The new technology, which also makes use of other exotic materials, such as yttrium-iron-garnet, is aimed at components for dense wavelength-division multiplexing (DWDM) in the rapidly growing metropolitan-area optical network market. Within a few months the company expects to have a full, automated wafer fab up and running, and will use it to offer a cost-competitive optical-application integrated-circuit service.

"Optical-switching technology is at the point where electronics was in the 1960s — based exclusively on components," said Fadi Daou, Telephotonics' vice president of product management. "If you look at any current optical system, what you see is a spaghetti bowl of components connected with optical fibers."

After doing market research on the optical-components industry, Daou believed that, based on some recent technological advances, the market was ripe for the same kind of integration strategy that has fueled the growth of electronics. He was particularly impressed with the work of Louay Eldada on thermo-optic polymers, and Daou convinced Eldada to join an enterprise that would evolve a new integrated photonics. Eldada, who had done extensive work on optical polymers in both academic and industrial labs, is now the chief technical officer and a co-founder of Telephotonics (Wilmington, Mass.).
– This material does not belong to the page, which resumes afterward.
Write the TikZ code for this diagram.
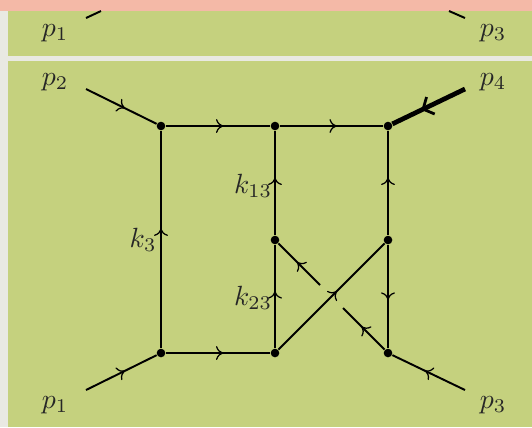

"The basic strategy is to use silicon wafers and the processes that have evolved in the electronics industry as a basis," Daou said. "To that we add a special optical polymer that is used to establish optical interconnects on the wafer. Researchers have been trying to do that for some time, but I was attracted to Louay's work on thermo-optic polymers because I felt it would work."

Tunable components

The company is not ready to disclose the specific polymer being used as the "platform" for its integrated optical technology, but the basic operation is a change in refractive index in response to temperature changes.

"We first 'pixelate' the substrate with electronic contacts and then pattern polymer waveguides onto the chip with a low-temperature process," explained Dave Freihofer, vice president of marketing. "This first step produces the capability of building tunable filters and optical multiplexers on a silicon chip. In addition, the integrated systems can perform optical-signal monitoring and modulation. The electronic subsystems are able to activate a change in refractive index by locally changing the temperature of the polymer."

That capability can be applied in novel ways to create tunable optical components, the company maintains. One important example is a tunable filter than can scan for wavelengths over the entire DWDM range. The component is simply a diffraction grating induced within the waveguide by varying the refractive index with temperature. The temperature variation is controlled by the electronics, a scheme that would make it possible to implement wavelength-based service provisioning remotely.

"Right now, service providers have to roll a truck out to a site and change components, since all current waveguides only operate at a fixed wavelength," Daou said. "So this technology can also offer cost savings at higher levels in metro networks."

Telephotonics had to solve some hard problems in order to make this scheme workable. First of all, optical propagation in a waveguide is more complex than electron conduction in copper or aluminum. The light tends to scatter when the direction of the waveguide changes. That problem was solved by a dual-material approach to create a high-refractive-index cladding that reflects the photons back into the core. Just as in glass optical fibers, the polymer channels are able to bend around corners with negligible loss, Daou explained.

The other problem was the effect that variations in ambient temperature can have on the performance of the thermally activated components. "We were able to license some [intellectual property] from Columbia University that controls those effects," Daou said.

With the basic implementation problems of the combined polymer and silicon electronics solved, the company plans to introduce more functionality with magneto-optic effects.

The material that will be the basis for magneto-optics is yttrium-iron-garnet (YIG), an inorganic crystal that is physically quite different from the polymer. "The availability of this material is very limited, so we have a couple of physicists working full-time on producing pure crystalline YIG in-house," said Daou.

YIG will allow Telephotonics to integrate optical isolators — essentially an optical diode — and circulators, which are used to add or drop wavelength channels from a DWDM fiber. The magneto-optic effect in general will produce asymmetric operations with light by allowing the control of polarization with electronics.

Not only will the company be able to integrate these polarization-control components on-chip, but the problem of optical alignment between the magneto-optic components and the optical waveguides will be automatically solved by the integration process.

One significant function that the magneto-optics will add to the integrated optical circuits is dispersion control. Currently this function is most critical in long-haul optical networks, for which large subsystems are built to control optical dispersion over long distances.

However, the same problem is starting to appear in metropolitan-area networks as system bit rates skyrocket. "We now have a means of controlling dispersion at high bit rates right on the chip," Daou said.

"Apart from some unusual materials that we pattern onto wafers at room temperature, the fab line operates just like a typical chip-manufacturing line," Daou said.

Currently it takes about four hours to process a wafer, after which it is diced and the die tested. Telephotonics is offering samples now.